The strange headways (spacings) between trains are caused by a number of factors. Metro officials explained, including all-new equipment, the extraordinary loads overstressing the cars, and inexperience on the part of some train operators.

"It will improve in time." said Arthur Seeger, a superintendent in the Metro control center. "You're looking at us in our infant time and we are struggling. We're asking for kindnes."

One train in the early afternoon limped from the Smithsomian station to Crystal City in 45 minutes, a trip that is supposed to take 14 minutes. Every time the train would stop at a station and take on even more passengers, the operator would have to close the doors two or three times before the electronic sensors were satisfied that the train was secure to operate.

Then it would creep along for a ways and stop in a tunnel. "I'm sorry folks," the operator said as the train stood still in the tunnel under the Potomac River, "there's a broken-down train in front of us and we can't get too close."

The train lurched forward again for a few feet, then stopped. "Daddy, is there a red light?" a small boy asked his father.

"Nah, this is the sort of thing Metro's becoming famous for on the Fourth of July," the father replied. His answer was of no help to the child but underlined one of the public relations problems Metro has if the trains don't start running smoothly soon.

On July 4, last year, thousands of people were stranded on the Mall for hours after the Bicentennial fireworks when promised Metrobuses either did not show up or were swamped in traffic.

At National Airport yesterday, people in Lines a block long and five abreast meandered underneath the platform waiting for trains back to Washington. Metro officials limited the number of people on the top platform to what it could reasonably hold. Extra buses were dispatched to relieve the National Airport load, but most people declined the bus ride and waited for trains.

Elizabeth Saldanha, a graphic, designer and photographer from India, said she was taking the train "just for the ride . . . I felt very much at home. It reminds me of Bombay, because it's crowded always crowded."

Another in the crowd, Brada Panther, secretary with the Federal Reserve, said. "I don't mind" the wait. "I'm not in rush to get anywhere.

Adding to the holiday mood yesterday were four traditional-looking July 4 ceremonies dedicating the Metro. The big one was in Crystal City, were about 350 people sweltered in the 90-degree-plus heat for 15 minutes while waiting for some Metro officials to arrive on that slow train.
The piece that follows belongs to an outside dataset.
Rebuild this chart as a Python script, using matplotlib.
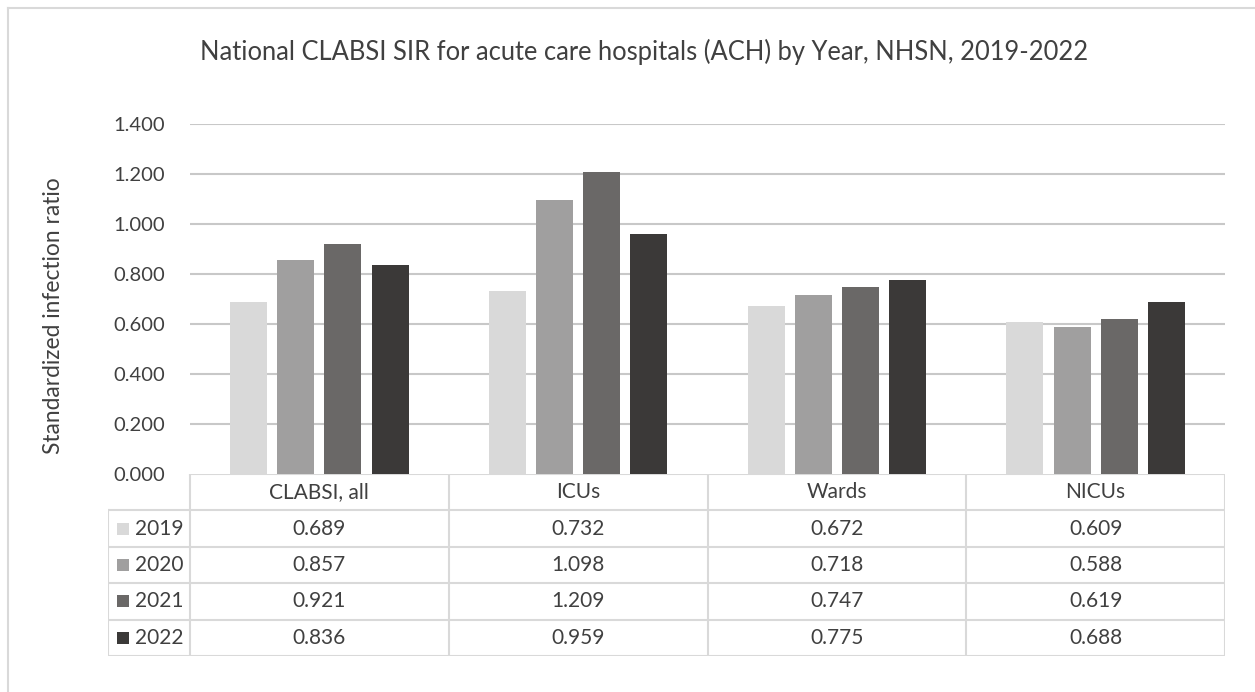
import matplotlib
matplotlib.use("Agg")
import matplotlib.pyplot as plt
from matplotlib.patches import Rectangle
from matplotlib.lines import Line2D
import numpy as np

categories = ["CLABSI, all", "ICUs", "Wards", "NICUs"]
years = ["2019", "2020", "2021", "2022"]
sir_2019 = [0.689, 0.732, 0.672, 0.609]
sir_2020 = [0.857, 1.098, 0.718, 0.588]
sir_2021 = [0.921, 1.209, 0.747, 0.619]
sir_2022 = [0.836, 0.959, 0.775, 0.688]
series = [sir_2019, sir_2020, sir_2021, sir_2022]
colors = ["#d9d9d9", "#a09f9f", "#6a6867", "#3b3938"]
yticks = [0.0, 0.2, 0.4, 0.6, 0.8, 1.0, 1.2, 1.4]

plt.rcParams["font.family"] = ["Lato", "DejaVu Sans"]
text_color = "#404040"
grid_color = "#c8c8c8"
table_color = "#d9d9d9"

W, H = 1255, 692
fig = plt.figure(figsize=(W / 100, H / 100), dpi=100)
fig.patch.set_facecolor("white")


def fx(px):
    return px / W


def fy(py):
    return 1 - py / H


# outer chart frame (left and top edges)
fig.add_artist(Line2D([fx(8), fx(8)], [fy(8), fy(H + 5)], color=table_color,
                      lw=1.5, transform=fig.transFigure))
fig.add_artist(Line2D([fx(8), fx(W + 5)], [fy(8), fy(8)], color=table_color,
                      lw=1.5, transform=fig.transFigure))

# plot area
left_px, right_px, top_px, bottom_px = 190, 1225, 124, 474
ax = fig.add_axes([fx(left_px), fy(bottom_px), fx(right_px - left_px),
                   (bottom_px - top_px) / H])
x = np.arange(len(categories))
bw = 0.143
step = 0.182
for i, (vals, c) in enumerate(zip(series, colors)):
    ax.bar(x + (i - 1.5) * step, vals, width=bw, color=c, zorder=3)
ax.set_xlim(-0.5, len(categories) - 0.5)
ax.set_ylim(0, 1.4)
ax.set_yticks(yticks)
ax.set_yticklabels([f"{v:.3f}" for v in yticks], color=text_color, fontsize=14.5)
ax.tick_params(axis="y", length=0, pad=18)
ax.set_xticks([])
for s in ax.spines.values():
    s.set_visible(False)
for v in yticks[1:]:
    ax.axhline(v, color=grid_color, lw=1.5, zorder=1)

fig.text(fx(54), fy(316), "Standardized infection ratio", rotation=90,
         ha="center", va="center", fontsize=16.4, color=text_color)

fig.text(fx(644.5), fy(60),
         "National CLABSI SIR for acute care hospitals (ACH) by Year, NHSN, 2019-2022",
         ha="center", va="baseline", fontsize=18.4, color=text_color)

# data table below the plot area
leg_left_px = 108
table_bottom_px = 656
unit = (right_px - left_px) / len(categories)
leg_w = (left_px - leg_left_px) / unit
n_rows = len(years) + 1
row_px = (table_bottom_px - bottom_px) / n_rows
tab = fig.add_axes([fx(leg_left_px), fy(table_bottom_px),
                    fx(right_px - leg_left_px), (table_bottom_px - bottom_px) / H])
tab.set_xlim(-0.5 - leg_w, len(categories) - 0.5)
tab.set_ylim(n_rows, 0)
tab.axis("off")
lw = 1.5
tab.plot([-0.5, len(categories) - 0.5], [0, 0], color=table_color, lw=lw)
for r in range(1, n_rows + 1):
    tab.plot([-0.5 - leg_w, len(categories) - 0.5], [r, r], color=table_color, lw=lw)
tab.plot([-0.5 - leg_w] * 2, [1, n_rows], color=table_color, lw=lw)
for k in range(len(categories) + 1):
    tab.plot([k - 0.5] * 2, [0, n_rows], color=table_color, lw=lw)

for k, cat in enumerate(categories):
    tab.text(k, 0.5, cat, ha="center", va="center", fontsize=15, color=text_color)

sq_w = 12 / unit
sq_h = 12 / row_px
for r, (yr, vals, c) in enumerate(zip(years, series, colors)):
    yc = r + 1.5
    tab.add_patch(Rectangle((-0.5 - leg_w + 9 / unit, yc - sq_h / 2), sq_w, sq_h,
                            facecolor=c, edgecolor="none"))
    tab.text(-0.5 - 7 / unit, yc, yr, ha="right", va="center", fontsize=15,
             color=text_color)
    for k, v in enumerate(vals):
        tab.text(k, yc, f"{v:.3f}", ha="center", va="center", fontsize=15,
                 color=text_color)

fig.savefig("out.png", dpi=100)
One of the earlier trains obviously had run well, however, because it carried Acting Maryland Gov. Blair Lee III to the ceremony. "It works," he declared. "This is a good investment."

Lee and Mayor Walter Washington both went out of their way to praise the subway and apparently some of it was for the benefit of Virginia Gov. Mills Godwin, who has not always been perceived as a friend of Metro.

Godwin himself said that the rest of the state joined "with you and the rest of Northern Virginia in joy . . . over a new system of transportation for the people of this area."

In his prepared remarks, which he did not deliver because of the heat, he said. "Virginia's position and that of this governor has consistently been that the Metro rail concept was a vital part of the solution to the transportation problem presented by the orientation of Northern Virginia to the nation's capital city."

There also were ceremonies yesterday at the Eastern Market Station in the District of Columbia at the Smithsonian station in the Mall, and at the Rosslyn station.